If British racing has any ambition to survive, it must stop acting like a subsidiary of the gambling industry and start behaving like the proud, standalone sport it once was. That means standing up to the operators who treat its product like a loss-leader. That means reforming the Levy so that turnover – not just gross profits – drives funding. That means demanding a “Right to Bet,” so that success isn’t punished but respected.

And most of all, it means growing a backbone. Because self-interest will not solve this. The current patchwork of horsemen’s groups, racecourse cartels, and half-interested media lobbyists will not deliver salvation. We need a reset – in funding, in participation, and in purpose.

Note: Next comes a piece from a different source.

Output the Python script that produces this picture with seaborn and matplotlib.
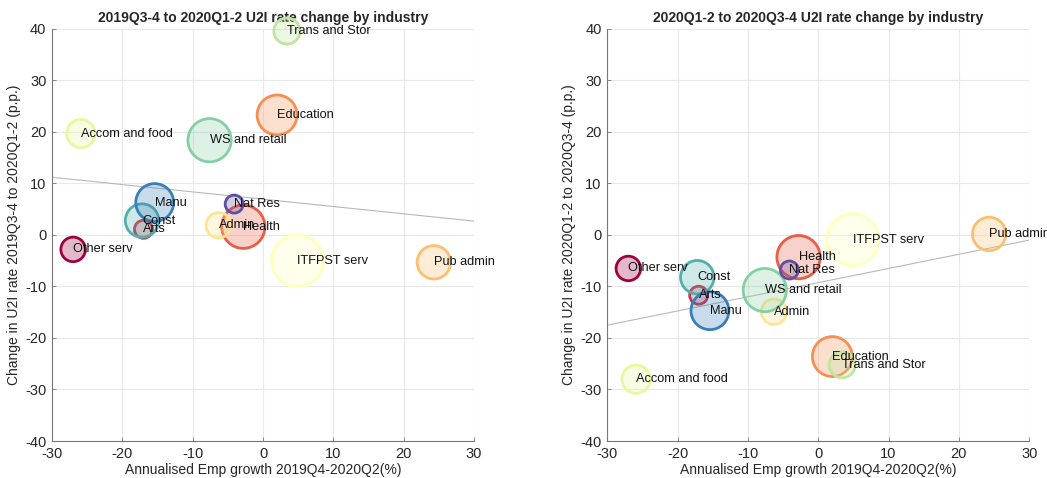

No more begging for scraps from firms who’ve made it clear they’d rather be flogging slots. No more pretending that racing and betting are equals at the table when one side sets the menu, collects the bill, and locks the door.

It’s time to fight for the people who make racing matter – the punters, the owners, the yards, the staff, the bettors who still bother to engage. And yes, that includes the profitable ones, the sharp ones, the ones who were told they weren’t welcome anymore. Because without them, the whole thing falls.

This tax hike isn’t just bad policy. It’s the final test of whether racing wants to live or be quietly embalmed inside a Coral app. Grow a spine, British racing. Because if you don’t, you won’t have much left to bet on.